## Begin Collected material

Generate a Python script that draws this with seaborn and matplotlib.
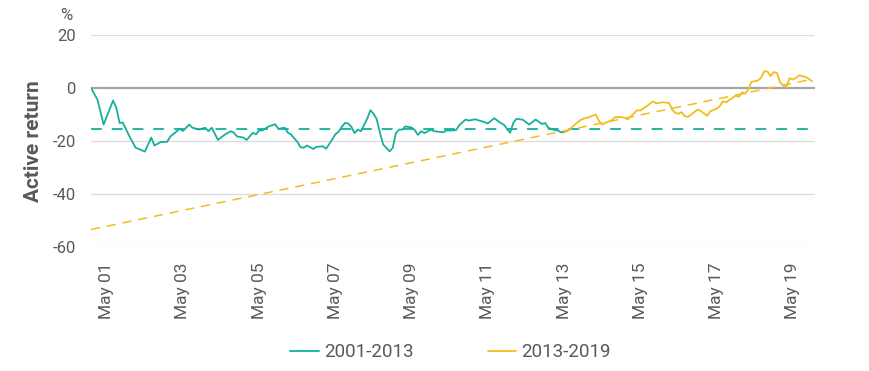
import pandas as pd
import matplotlib.pyplot as plt
import seaborn as sns

# months after Dec 2000, and active return (%)
teal_month = [0, 2, 4, 7, 8, 9, 10, 12, 14, 17, 19, 20, 22, 24, 25, 28, 29, 31, 32, 33,
              34, 36, 37, 38, 40, 42, 44, 45, 46, 48, 49, 51, 52, 53, 54, 56, 58, 59, 61, 62,
              63, 65, 66, 67, 68, 70, 71, 73, 74, 75, 76, 77, 78, 79, 80, 81, 82, 83, 84, 85,
              87, 88, 89, 90, 91, 92, 94, 95, 96, 97, 98, 99, 101, 102, 103, 104, 105, 107, 108, 111,
              112, 114, 115, 116, 118, 119, 121, 122, 124, 125, 127, 129, 130, 132, 133, 134, 136, 137, 138, 140,
              142, 143, 144, 146, 147, 148, 149]
teal_value = [0.0, -4.4, -13.8, -4.7, -7.5, -13.2, -13.0, -18.0, -22.5, -24.0, -18.7, -21.7, -20.4, -20.3, -18.3, -15.4, -16.2, -13.8, -15.0, -15.3,
              -15.7, -15.0, -16.3, -15.0, -19.6, -17.7, -16.3, -16.9, -18.3, -18.7, -19.6, -16.9, -17.5, -16.0, -16.0, -14.5, -13.7, -15.4, -15.0, -16.9,
              -17.5, -20.3, -22.3, -22.6, -21.7, -23.0, -22.2, -22.0, -22.9, -21.3, -19.4, -17.5, -16.5, -14.7, -13.2, -13.4, -14.6, -17.0, -15.7, -16.3,
              -11.6, -8.4, -9.7, -11.8, -16.9, -21.3, -23.9, -22.6, -17.0, -15.7, -15.7, -14.5, -14.9, -16.0, -17.7, -16.3, -17.0, -15.7, -16.3, -16.7,
              -16.0, -16.0, -15.9, -14.0, -11.9, -12.3, -11.8, -12.2, -12.9, -13.4, -11.4, -13.2, -13.8, -16.9, -13.1, -11.6, -12.0, -12.9, -13.8, -11.9,
              -13.6, -13.2, -15.0, -15.9, -16.0, -16.7, -16.7]

yellow_month = [149, 150, 152, 154, 155, 157, 159, 160, 161, 162, 164, 165, 167, 168, 169, 171, 172, 173, 175, 177,
                178, 180, 182, 183, 184, 185, 186, 187, 188, 190, 191, 192, 194, 195, 197, 198, 199, 200, 202, 203,
                204, 205, 206, 207, 208, 210, 211, 212, 213, 214, 215, 216, 217, 218, 219, 220, 221, 222, 223, 225,
                226, 227]
yellow_value = [-16.7, -16.3, -14.2, -12.2, -11.6, -10.9, -10.0, -12.5, -13.8, -13.1, -12.2, -11.0, -11.0, -11.2, -11.9, -9.6, -8.4, -8.5, -6.9, -5.0,
                -5.8, -5.4, -5.6, -8.1, -9.4, -9.7, -9.1, -10.6, -10.9, -9.1, -8.1, -8.7, -10.5, -8.8, -7.8, -6.9, -5.0, -5.4, -3.7, -2.9,
                -3.3, -1.7, -2.1, -0.6, 2.3, 2.8, 3.8, 6.3, 6.2, 4.5, 6.0, 5.7, 2.0, 0.9, 0.4, 3.7, 3.2, 3.8, 4.7, 4.2,
                3.5, 2.6]

teal_average = -15.6
trend_month = [0, 227]
trend_value = [-53.4, 3.3]

series_labels = ['2001-2013', '2013-2019']
y_ticks = [20, 0, -20, -40, -60]
x_tick_dates = ['2001-05-01', '2003-05-01', '2005-05-01', '2007-05-01', '2009-05-01',
                '2011-05-01', '2013-05-01', '2015-05-01', '2017-05-01', '2019-05-01']
x_tick_labels = ['May 01', 'May 03', 'May 05', 'May 07', 'May 09',
                 'May 11', 'May 13', 'May 15', 'May 17', 'May 19']

TEAL = '#14b09c'
YELLOW = '#f3bd1c'
GREY_TEXT = '#595959'


def to_dates(months):
    return [pd.Timestamp('2000-12-01') + pd.DateOffset(months=m) for m in months]


teal_df = pd.DataFrame({'date': to_dates(teal_month), 'value': teal_value})
yellow_df = pd.DataFrame({'date': to_dates(yellow_month), 'value': yellow_value})
trend_df = pd.DataFrame({'date': to_dates(trend_month), 'value': trend_value})

sns.set_style('white')
plt.rcParams['font.family'] = ['Roboto', 'DejaVu Sans']
plt.rcParams['axes.unicode_minus'] = False

fig = plt.figure(figsize=(8.7, 3.71), dpi=100)
ax = fig.add_axes([91 / 870, 1 - 247 / 371, 724 / 870, 212 / 371])

# grid and zero line
for t in y_ticks:
    if t != 0:
        ax.axhline(t, color='#dcdcdc', lw=0.9, zorder=0)
ax.axhline(0, color='#a5a5a5', lw=1.6, zorder=1)

# dashed reference lines
ax.axhline(teal_average, color=TEAL, lw=1.3, dashes=(6, 5.5), zorder=2)
sns.lineplot(data=trend_df, x='date', y='value', ax=ax, color=YELLOW, lw=1.1, zorder=2)
ax.lines[-1].set_dashes((6, 4.5))

sns.lineplot(data=teal_df, x='date', y='value', ax=ax, color=TEAL, lw=1.3,
             label=series_labels[0], zorder=3)
sns.lineplot(data=yellow_df, x='date', y='value', ax=ax, color=YELLOW, lw=1.3,
             label=series_labels[1], zorder=3)
if ax.get_legend() is not None:
    ax.get_legend().remove()

ax.set_ylim(-60, 20)
ax.set_yticks(y_ticks)
ax.set_xlim(pd.Timestamp('2000-12-01'), pd.Timestamp('2019-12-01'))
ax.set_xticks(pd.to_datetime(x_tick_dates))
ax.set_xticklabels(x_tick_labels, rotation=90)
ax.tick_params(axis='x', length=0, pad=11, labelsize=12.5, labelcolor=GREY_TEXT)
ax.tick_params(axis='y', length=0, pad=11, labelsize=12, labelcolor=GREY_TEXT)

ax.set_xlabel('')
ax.set_ylabel('Active return', fontsize=15, fontweight='bold', color=GREY_TEXT, labelpad=7)
sns.despine(ax=ax, left=True, bottom=True)

fig.text(66 / 870, 1 - 16 / 371, '%', ha='center', va='center', fontsize=12, color=GREY_TEXT)

handles = [l for l in ax.lines if l.get_label() in series_labels]
fig.legend(handles, series_labels, loc='center', bbox_to_anchor=(0.518, 0.05), ncol=2,
           frameon=False, fontsize=13.5, handlelength=1.5, handletextpad=0.27,
           columnspacing=4.0, labelcolor=GREY_TEXT)

plt.savefig('out.png', dpi=100)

## End Collected material

Direction:
Without the pictures, return the listing above from its first line through the line that has "import seaborn as sns".

Task result:
Generate a Python script that draws this with seaborn and matplotlib.
import pandas as pd
import matplotlib.pyplot as plt
import seaborn as sns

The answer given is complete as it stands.